Task instructions>
The copy must start at the line that contains "Generate a Python" and finish at the line that contains "plt.rcParams['axes.formatter.use_mathtext'] = True", reproducing each line exactly. Any picture in that span is omitted.

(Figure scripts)
▼

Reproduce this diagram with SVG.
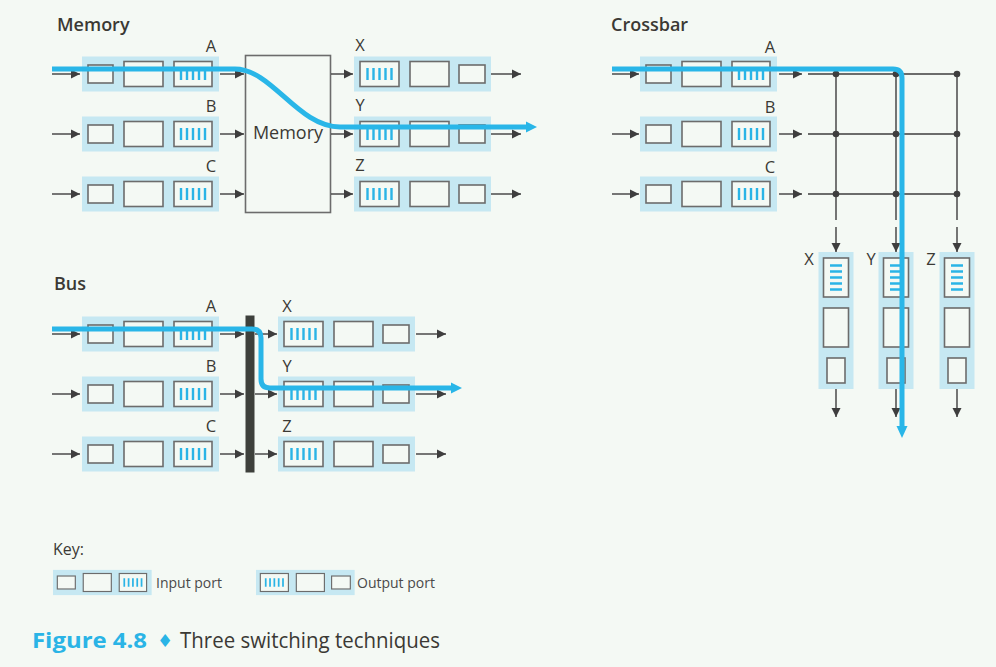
<svg xmlns="http://www.w3.org/2000/svg" xmlns:xlink="http://www.w3.org/1999/xlink" width="996" height="667" viewBox="0 0 996 667">
<style>
.port{fill:#c6e8f2;stroke:none}
.cell{fill:#f4f9f4;stroke:#6c6c6c;stroke-width:1.6}
.bars{stroke:#2ab4e6;stroke-width:2.4;fill:none}
.ln{stroke:#3e3e3e;stroke-width:1.4;fill:none}
.arr{stroke:#3e3e3e;stroke-width:1.4;fill:none;marker-end:url(#ah)}
.title{font-family:"Open Sans","Liberation Sans",sans-serif;font-size:18px;font-weight:600;fill:#3b3934}
.lbl{font-family:"Open Sans","Liberation Sans",sans-serif;font-size:16.5px;fill:#3b3934}
.mem{font-family:"Open Sans","Liberation Sans",sans-serif;font-size:18px;fill:#3b3934}
.key{font-family:"Open Sans","Liberation Sans",sans-serif;font-size:14px;fill:#4a4a4a}
.blue{stroke:#29b6e8;stroke-width:5;fill:none}
.bluehead{fill:#29b6e8}
.dot{fill:#3e3e3e}
</style>
<defs>
<marker id="ah" markerWidth="10" markerHeight="10" refX="9" refY="5" orient="auto" markerUnits="userSpaceOnUse">
<path d="M0,0.5 L9,5 L0,9.5 Z" fill="#3e3e3e"/>
</marker>
<g id="inport">
<rect class="port" x="0" y="-17.5" width="137" height="35"/>
<rect class="cell" x="6" y="-9" width="25" height="18"/>
<rect class="cell" x="42" y="-12.5" width="39" height="25"/>
<rect class="cell" x="92" y="-12.5" width="38" height="25"/>
<path class="bars" d="M99,-6V6M105,-6V6M111,-6V6M117,-6V6M123,-6V6"/>
</g>
<g id="outport">
<rect class="port" x="0" y="-17.5" width="137" height="35"/>
<rect class="cell" x="6" y="-12.5" width="39" height="25"/>
<path class="bars" d="M13.5,-6V6M19.5,-6V6M25.5,-6V6M31.5,-6V6M37.5,-6V6"/>
<rect class="cell" x="56" y="-12.5" width="39" height="25"/>
<rect class="cell" x="105" y="-9" width="26" height="18"/>
</g>
<g id="vport">
<rect class="port" x="-17.5" y="0" width="35" height="137"/>
<rect class="cell" x="-12.5" y="6" width="25" height="39"/>
<path class="bars" d="M-6,13.5H6M-6,19.5H6M-6,25.5H6M-6,31.5H6M-6,37.5H6"/>
<rect class="cell" x="-12.5" y="56" width="25" height="39"/>
<rect class="cell" x="-9" y="106" width="18" height="25"/>
</g>
</defs>
<rect x="0" y="0" width="996" height="667" fill="#f4f9f4"/>

<!-- Memory section -->
<text class="title" x="57" y="31">Memory</text>
<g id="mem-in-A"><use xlink:href="#inport" x="82" y="74"/><text class="lbl" x="211" y="52" text-anchor="middle">A</text></g>
<g id="mem-in-B"><use xlink:href="#inport" x="82" y="134"/><text class="lbl" x="211" y="112" text-anchor="middle">B</text></g>
<g id="mem-in-C"><use xlink:href="#inport" x="82" y="194"/><text class="lbl" x="211" y="172" text-anchor="middle">C</text></g>
<g id="mem-switch"><rect class="cell" x="245.5" y="55.5" width="85" height="157"/><text class="mem" x="288" y="139" text-anchor="middle">Memory</text></g>
<g id="mem-out-X"><use xlink:href="#outport" x="354" y="74"/><text class="lbl" x="360" y="51" text-anchor="middle">X</text></g>
<g id="mem-out-Y"><use xlink:href="#outport" x="354" y="134"/><text class="lbl" x="360" y="111" text-anchor="middle">Y</text></g>
<g id="mem-out-Z"><use xlink:href="#outport" x="354" y="194"/><text class="lbl" x="360" y="171" text-anchor="middle">Z</text></g>

<!-- Crossbar section -->
<text class="title" x="611" y="31">Crossbar</text>
<g id="cb-in-A"><use xlink:href="#inport" x="640" y="74"/><text class="lbl" x="770" y="53" text-anchor="middle">A</text></g>
<g id="cb-in-B"><use xlink:href="#inport" x="640" y="134"/><text class="lbl" x="770" y="113" text-anchor="middle">B</text></g>
<g id="cb-in-C"><use xlink:href="#inport" x="640" y="194"/><text class="lbl" x="770" y="173" text-anchor="middle">C</text></g>
<g id="cb-out-X"><use xlink:href="#vport" x="836" y="252"/><text class="lbl" x="809" y="265" text-anchor="middle">X</text></g>
<g id="cb-out-Y"><use xlink:href="#vport" x="896" y="252"/><text class="lbl" x="871" y="265" text-anchor="middle">Y</text></g>
<g id="cb-out-Z"><use xlink:href="#vport" x="957" y="252"/><text class="lbl" x="931" y="265" text-anchor="middle">Z</text></g>
<g id="cb-fabric">
<path class="ln" d="M808,74H957M808,134H957M808,194H957M836,74V220M896,74V220M957,74V220"/>
<circle class="dot" cx="836" cy="74" r="3.3"/><circle class="dot" cx="896" cy="74" r="3.3"/><circle class="dot" cx="957" cy="74" r="3.3"/>
<circle class="dot" cx="836" cy="134" r="3.3"/><circle class="dot" cx="896" cy="134" r="3.3"/><circle class="dot" cx="957" cy="134" r="3.3"/>
<circle class="dot" cx="836" cy="194" r="3.3"/><circle class="dot" cx="896" cy="194" r="3.3"/><circle class="dot" cx="957" cy="194" r="3.3"/>
</g>

<!-- Bus section -->
<text class="title" x="54" y="290">Bus</text>
<g id="bus-in-A"><use xlink:href="#inport" x="82" y="334"/><text class="lbl" x="211" y="312" text-anchor="middle">A</text></g>
<g id="bus-in-B"><use xlink:href="#inport" x="82" y="394"/><text class="lbl" x="211" y="372" text-anchor="middle">B</text></g>
<g id="bus-in-C"><use xlink:href="#inport" x="82" y="454"/><text class="lbl" x="211" y="432" text-anchor="middle">C</text></g>
<g id="bus-bar"><rect x="245.5" y="315.5" width="9" height="157" fill="#3d403b"/></g>
<g id="bus-out-X"><use xlink:href="#outport" x="278" y="334"/><text class="lbl" x="287" y="312" text-anchor="middle">X</text></g>
<g id="bus-out-Y"><use xlink:href="#outport" x="278" y="394"/><text class="lbl" x="287" y="372" text-anchor="middle">Y</text></g>
<g id="bus-out-Z"><use xlink:href="#outport" x="278" y="454"/><text class="lbl" x="287" y="432" text-anchor="middle">Z</text></g>

<!-- Connectors -->
<g id="connectors">
<path class="arr" d="M52,74H80"/><path class="arr" d="M52,134H80"/><path class="arr" d="M52,194H80"/>
<path class="arr" d="M220,74H244"/><path class="arr" d="M220,134H244"/><path class="arr" d="M220,194H244"/>
<path class="arr" d="M331,74H353"/><path class="arr" d="M331,134H353"/><path class="arr" d="M331,194H353"/>
<path class="arr" d="M491,74H521"/><path class="arr" d="M491,134H521"/><path class="arr" d="M491,194H521"/>

<path class="arr" d="M612,74H639"/><path class="arr" d="M612,134H639"/><path class="arr" d="M612,194H639"/>
<path class="arr" d="M779,74H802"/><path class="arr" d="M779,134H802"/><path class="arr" d="M779,194H802"/>
<path class="arr" d="M836,227V252"/><path class="arr" d="M896,227V252"/><path class="arr" d="M957,227V252"/>
<path class="arr" d="M836,389V417"/><path class="arr" d="M896,389V417"/><path class="arr" d="M957,389V417"/>

<path class="arr" d="M52,334H80"/><path class="arr" d="M52,394H80"/><path class="arr" d="M52,454H80"/>
<path class="arr" d="M220,334H244"/><path class="arr" d="M220,394H244"/><path class="arr" d="M220,454H244"/>
<path class="arr" d="M255,334H277"/><path class="arr" d="M255,394H277"/><path class="arr" d="M255,454H277"/>
<path class="arr" d="M416,334H446"/><path class="arr" d="M416,394H446"/><path class="arr" d="M416,454H446"/>

<!-- highlighted paths -->
<path class="blue" d="M52,69H235C272,69 298,127 340,127H528"/>
<path class="bluehead" d="M537,127L526,121.5L526,132.5Z"/>
<path class="blue" d="M612,69H893Q902,69 902,78V427"/>
<path class="bluehead" d="M902,438L896.5,426L907.5,426Z"/>
<path class="blue" d="M52,329H252Q261,329 261,338V379Q261,388 270,388H452"/>
<path class="bluehead" d="M462,388L451,382.5L451,393.5Z"/>
</g>

<!-- Key -->
<text class="title" x="53" y="555" style="font-weight:400;font-size:16px">Key:</text>
<g id="key-input"><use xlink:href="#inport" transform="translate(53,582.5) scale(0.72)"/><text class="key" x="156" y="588">Input port</text></g>
<g id="key-output"><use xlink:href="#outport" transform="translate(256,582.5) scale(0.72)"/><text class="key" x="357" y="588">Output port</text></g>

<!-- Caption -->
<text x="32" y="648" style="font-family:'Open Sans','Liberation Sans',sans-serif;font-size:22px;font-weight:700;fill:#2ab4e6" textLength="115" lengthAdjust="spacingAndGlyphs">Figure 4.8</text>
<text x="165" y="647" text-anchor="middle" style="font-family:'DejaVu Sans',sans-serif;font-size:18px;fill:#2ab4e6">♦</text>
<text x="180" y="648" style="font-family:'Open Sans','Liberation Sans',sans-serif;font-size:21px;fill:#3b3934" textLength="260" lengthAdjust="spacingAndGlyphs">Three switching techniques</text>
</svg>
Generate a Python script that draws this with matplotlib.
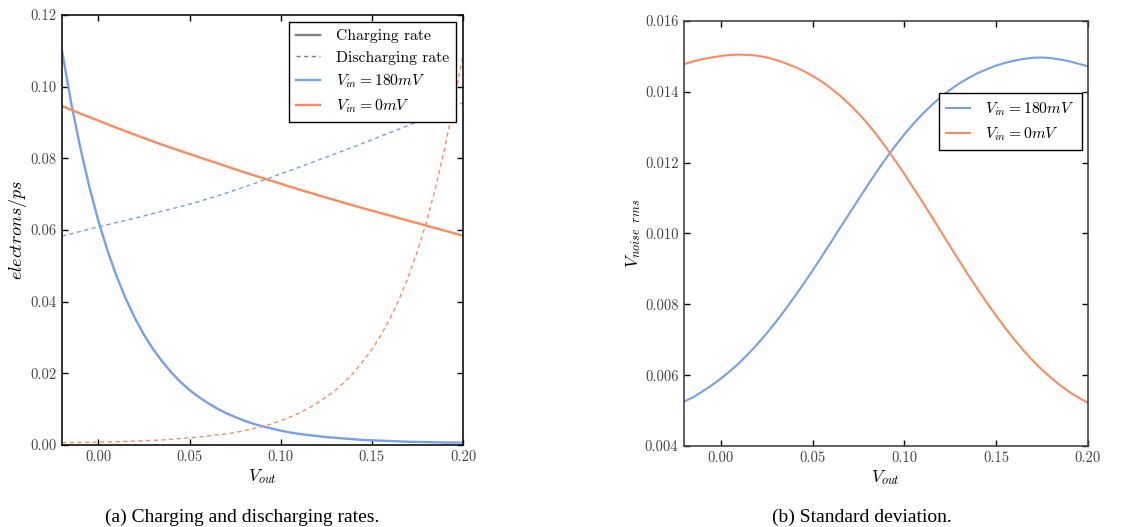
import matplotlib
matplotlib.use("Agg")
import matplotlib.pyplot as plt

plt.rcParams['mathtext.fontset'] = 'cm'
plt.rcParams['font.family'] = ['cmr10', 'DejaVu Sans']
plt.rcParams['axes.formatter.use_mathtext'] = True

# ---------------- data: panel (a) ----------------
vout_fine = [-0.020, -0.015, -0.010, -0.005, 0.000, 0.005, 0.010, 0.015, 0.020, 0.025,
             0.030, 0.035, 0.040, 0.045, 0.050, 0.055, 0.060, 0.065, 0.070, 0.075,
             0.080, 0.085, 0.090, 0.095, 0.100, 0.105, 0.110, 0.115, 0.120, 0.125,
             0.130, 0.135, 0.140, 0.145, 0.150, 0.155, 0.160, 0.165, 0.170, 0.175,
             0.180, 0.185, 0.190, 0.195, 0.200]
charge_180 = [0.1100, 0.0955, 0.0830, 0.0720, 0.0624, 0.0542, 0.0470, 0.0408, 0.0354, 0.0307,
              0.0267, 0.0233, 0.0202, 0.0176, 0.0153, 0.0134, 0.0117, 0.0102, 0.0089, 0.0078,
              0.0068, 0.0059, 0.0052, 0.0046, 0.0040, 0.0035, 0.0031, 0.0028, 0.0025, 0.0022,
              0.0020, 0.0018, 0.0016, 0.0014, 0.0013, 0.0012, 0.0011, 0.0010, 0.0009, 0.00085,
              0.0008, 0.00075, 0.0007, 0.00068, 0.00065]
discharge_0 = [0.00065, 0.00068, 0.0007, 0.00075, 0.0008, 0.00085, 0.0009, 0.0010, 0.0011, 0.0012,
               0.0013, 0.0014, 0.0016, 0.0018, 0.0020, 0.0022, 0.0025, 0.0028, 0.0031, 0.0035,
               0.0040, 0.0046, 0.0052, 0.0059, 0.0068, 0.0078, 0.0089, 0.0102, 0.0117, 0.0134,
               0.0153, 0.0176, 0.0202, 0.0233, 0.0267, 0.0307, 0.0354, 0.0408, 0.0470, 0.0542,
               0.0624, 0.0720, 0.0830, 0.0955, 0.1090]

vout = [-0.02, -0.01, 0.00, 0.01, 0.02, 0.03, 0.04, 0.05, 0.06, 0.07, 0.08, 0.09,
        0.10, 0.11, 0.12, 0.13, 0.14, 0.15, 0.16, 0.17, 0.18, 0.19, 0.20]
discharge_180 = [0.0583, 0.0596, 0.0609, 0.0621, 0.0633, 0.0646, 0.0659, 0.0672, 0.0687, 0.0703,
                 0.0720, 0.0738, 0.0757, 0.0775, 0.0794, 0.0813, 0.0832, 0.0852, 0.0872, 0.0892,
                 0.0913, 0.0934, 0.0955]
charge_0 = [0.0946, 0.0925, 0.0905, 0.0885, 0.0866, 0.0847, 0.0829, 0.0812, 0.0795, 0.0778,
            0.0761, 0.0745, 0.0729, 0.0713, 0.0698, 0.0683, 0.0668, 0.0654, 0.0640, 0.0626,
            0.0612, 0.0598, 0.0584]

# ---------------- data: panel (b) ----------------
noise_180 = [0.00525, 0.00538, 0.00554, 0.00571, 0.00590, 0.00611, 0.00634, 0.00660, 0.00688, 0.00718,
             0.00750, 0.00784, 0.00820, 0.00857, 0.00895, 0.00935, 0.00975, 0.01016, 0.01056, 0.01096,
             0.01136, 0.01175, 0.01212, 0.01247, 0.01280, 0.01310, 0.01338, 0.01363, 0.01386, 0.01406,
             0.01424, 0.01439, 0.01453, 0.01464, 0.01474, 0.01482, 0.01488, 0.01493, 0.01496, 0.01497,
             0.01495, 0.01491, 0.01486, 0.01479, 0.01472]
noise_0 = [0.01478, 0.01486, 0.01492, 0.01497, 0.01501, 0.01504, 0.01505, 0.01504, 0.01502, 0.01497,
           0.01490, 0.01481, 0.01471, 0.01459, 0.01445, 0.01429, 0.01410, 0.01389, 0.01365, 0.01339,
           0.01310, 0.01278, 0.01243, 0.01206, 0.01168, 0.01128, 0.01088, 0.01047, 0.01005, 0.00963,
           0.00922, 0.00881, 0.00842, 0.00804, 0.00768, 0.00733, 0.00700, 0.00669, 0.00641, 0.00615,
           0.00592, 0.00571, 0.00552, 0.00536, 0.00522]

xticks = [0.00, 0.05, 0.10, 0.15, 0.20]
yticks_a = [0.00, 0.02, 0.04, 0.06, 0.08, 0.10, 0.12]
yticks_b = [0.004, 0.006, 0.008, 0.010, 0.012, 0.014, 0.016]

labels_series = [r'$V_{in} = 180mV$', r'$V_{in} = 0mV$']
labels_rate = ['Charging rate', 'Discharging rate']
caption_a = '(a) Charging and discharging rates.'
caption_b = '(b) Standard deviation.'

BLUE = '#74a0ef'
ORANGE = '#ff8a5e'
GRAY = '#808080'
TICKC = '#444444'
DASH = (3, 2.5)

fig = plt.figure(figsize=(11.30, 5.27), dpi=100)
ax1 = fig.add_axes([0.0549, 0.1556, 0.3549, 0.8159])
ax2 = fig.add_axes([0.6053, 0.1537, 0.3575, 0.8065])

def style(ax, yt, fmt, spc):
    ax.set_xlim(-0.02, 0.20)
    ax.set_xticks(xticks)
    ax.set_xticklabels(['%.2f' % v for v in xticks])
    ax.set_yticks(yt)
    ax.set_yticklabels([fmt % v for v in yt])
    ax.tick_params(direction='in', top=True, right=True, length=4, width=1,
                   labelsize=10.5, labelcolor=TICKC, pad=4)
    for s in ax.spines.values():
        s.set_linewidth(1.2)
        s.set_color(spc)
    ax.set_xlabel(r'$V_{out}$', fontsize=12.5, labelpad=2)

# panel (a)
ax1.plot(vout_fine, charge_180, color=BLUE, lw=1.7)
ax1.plot(vout, discharge_180, color=BLUE, lw=1.0, dashes=DASH)
ax1.plot(vout, charge_0, color=ORANGE, lw=1.7)
ax1.plot(vout_fine, discharge_0, color=ORANGE, lw=1.0, dashes=DASH)
ax1.set_ylim(0.0, 0.12)
style(ax1, yticks_a, '%.2f', '#111111')
ax1.set_ylabel(r'$electrons/ps$', fontsize=13, labelpad=1)

h1 = [plt.Line2D([], [], color=GRAY, lw=1.7),
      plt.Line2D([], [], color=GRAY, lw=1.0, dashes=DASH),
      plt.Line2D([], [], color=BLUE, lw=1.7),
      plt.Line2D([], [], color=ORANGE, lw=1.7)]
leg1 = ax1.legend(h1, labels_rate + labels_series,
                  loc='upper right', fontsize=11.3, frameon=True, fancybox=False,
                  edgecolor='black', framealpha=1, handlelength=1.5, handletextpad=1.0,
                  borderaxespad=0.45, labelspacing=0.48, borderpad=0.45)
leg1.get_frame().set_linewidth(1.0)

# panel (b)
ax2.plot(vout_fine, noise_180, color=BLUE, lw=1.5, label=labels_series[0])
ax2.plot(vout_fine, noise_0, color=ORANGE, lw=1.5, label=labels_series[1])
ax2.set_ylim(0.004, 0.016)
style(ax2, yticks_b, '%.3f', '#444444')
ax2.set_ylabel(r'$V_{noise\ \ rms}$', fontsize=12.5, labelpad=1)
leg2 = ax2.legend(loc='upper right', bbox_to_anchor=(0.985, 0.83), fontsize=11.3,
                  frameon=True, fancybox=False, edgecolor='black', framealpha=1,
                  handlelength=1.5, handletextpad=1.0, borderaxespad=0.0,
                  labelspacing=0.45, borderpad=0.45)
leg2.get_frame().set_linewidth(1.0)

fig.text(0.2141, 0.019, caption_a, ha='center', va='center', fontsize=14,
         family=['Liberation Serif', 'DejaVu Serif'])
fig.text(0.763, 0.019, caption_b, ha='center', va='center', fontsize=14,
         family=['Liberation Serif', 'DejaVu Serif'])

fig.savefig('out.png', dpi=100)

▲

Result for this task>
Generate a Python script that draws this with matplotlib.
import matplotlib
matplotlib.use("Agg")
import matplotlib.pyplot as plt

plt.rcParams['mathtext.fontset'] = 'cm'
plt.rcParams['font.family'] = ['cmr10', 'DejaVu Sans']
plt.rcParams['axes.formatter.use_mathtext'] = True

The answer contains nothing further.